**GIVEN REQUEST**
Find and copy lines holding "matplotlib".

· · · · ·

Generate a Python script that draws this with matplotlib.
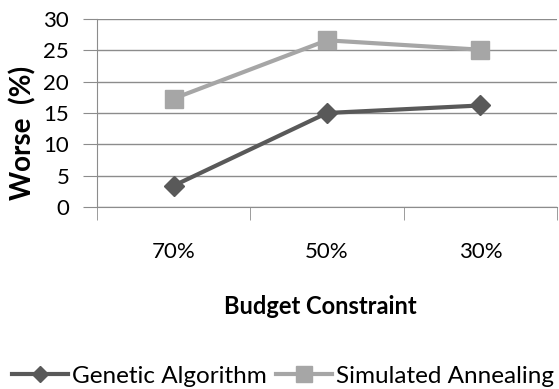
import matplotlib.pyplot as plt
from matplotlib.lines import Line2D

# budget levels and how much worse each heuristic does (%)
budgets = ["70%", "50%", "30%"]
genetic = [3.4, 15.0, 16.2]
annealing = [17.3, 26.6, 25.1]
yticks = [0, 5, 10, 15, 20, 25, 30]

plt.rcParams['font.family'] = ['Lato', 'DejaVu Sans']

fig = plt.figure(figsize=(5.59, 3.89), dpi=100)
ax = fig.add_axes([97 / 559, 1 - 207 / 389, 460 / 559, 188 / 389])

x = list(range(len(budgets)))
ax.plot(x, genetic, color='#595959', lw=3, marker='D', ms=10,
        label='Genetic Algorithm', zorder=3)
ax.plot(x, annealing, color='#a6a6a6', lw=3, marker='s', ms=13,
        label='Simulated Annealing', zorder=3)

ax.set_xlim(-0.5, len(budgets) - 0.5)
ax.set_ylim(0, 30)
ax.set_yticks(yticks)
ax.set_xticks(x)
ax.set_xticklabels(budgets)
ax.set_xticks([i - 0.5 for i in range(len(budgets) + 1)], minor=True)
ax.grid(axis='y', color='#8c8c8c', lw=1)
ax.set_axisbelow(True)

for side in ['top', 'right']:
    ax.spines[side].set_visible(False)
for side in ['left', 'bottom']:
    ax.spines[side].set_color('#8c8c8c')

ax.tick_params(axis='y', length=10, color='#8c8c8c', labelsize=16, pad=10)
ax.tick_params(axis='x', which='major', length=0, labelsize=16, pad=25)
ax.tick_params(axis='x', which='minor', length=9, color='#8c8c8c')

fig.text(320 / 559, 1 - 306 / 389, 'Budget Constraint', ha='center',
         va='center', fontsize=17, fontweight='bold')
fig.text(23 / 559, 1 - 133 / 389, 'Worse  (%)', ha='center', va='center',
         rotation=90, fontsize=20, fontweight='bold')

handles = [
    Line2D([], [], color='#595959', lw=3, marker='D', ms=8),
    Line2D([], [], color='#a6a6a6', lw=3, marker='s', ms=11),
]
fig.legend(handles, ['Genetic Algorithm', 'Simulated Annealing'],
           loc='center left', bbox_to_anchor=(12 / 559, 1 - 376 / 389),
           ncol=2, frameon=False, fontsize=17.5, handlelength=2.3,
           handletextpad=0.15, columnspacing=0.4, borderaxespad=0,
           borderpad=0)

fig.savefig('out.png', dpi=100)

· · · · ·

**ANSWER TO THIS TASK**
Generate a Python script that draws this with matplotlib.
import matplotlib.pyplot as plt
from matplotlib.lines import Line2D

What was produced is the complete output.